Problem: In the triangle shown, $n$ is a positive integer, and $\angle A > \angle B > \angle C$.  How many possible values of $n$ are there? [asy]
draw((0,0)--(1,0)--(.4,.5)--cycle);
label("$A$",(.4,.5),N); label("$B$",(1,0),SE); label("$C$",(0,0),SW);
label("$2n + 12$",(.5,0),S); label("$3n - 3$",(.7,.25),NE); label("$2n + 7$",(.2,.25),NW);
[/asy]
The sides of the triangle must satisfy the triangle inequality, so $AB + AC > BC$, $AB + BC > AC$, and $AC + BC > AB$.  Substituting the side lengths, these inequalities turn into \begin{align*}
(3n - 3) + (2n + 7) &> 2n + 12, \\
(3n - 3) + (2n + 12) &> 2n + 7, \\
(2n + 7) + (2n + 12) &> 3n - 3,
\end{align*} which give us $n > 8/3$, $n > -2/3$, and $n > -22$, respectively.
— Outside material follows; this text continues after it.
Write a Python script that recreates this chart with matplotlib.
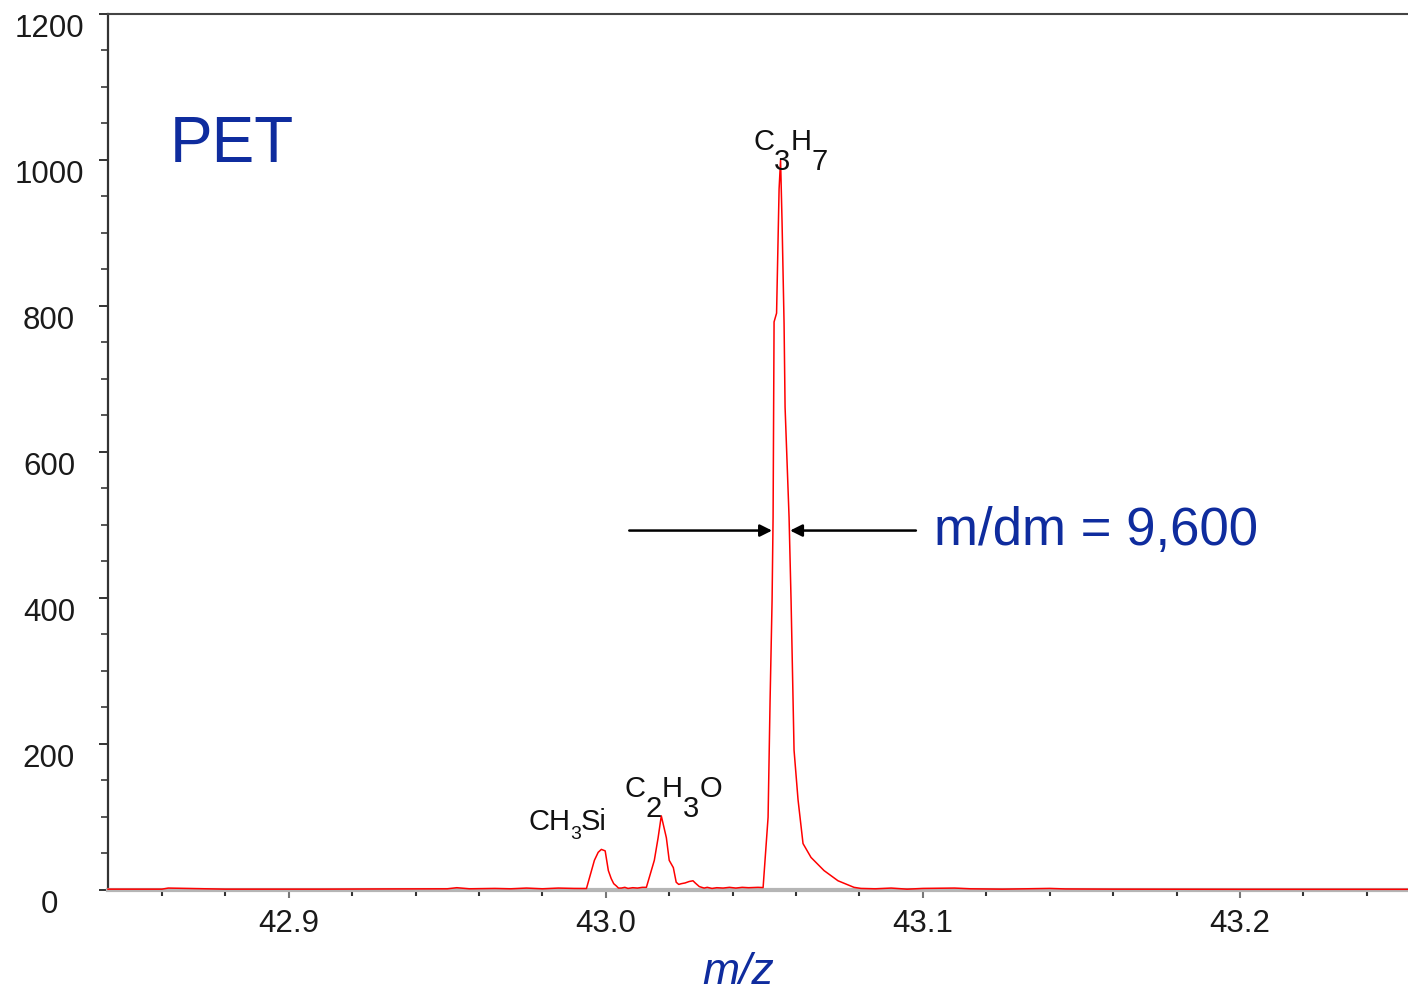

However, we also want $\angle A > \angle B > \angle C$, which means that $BC > AC$ and $AC > AB$.  These inequalities turn into $2n + 12 > 2n + 7$ (which is always satisfied), and $2n + 7 > 3n - 3$, which gives us $n < 10$.

Hence, $n$ must satisfy $n > 8/3$ and $n < 10$, which means \[3 \le n \le 9.\] The number of positive integers in this interval is $9 - 3 + 1 = \boxed{7}$.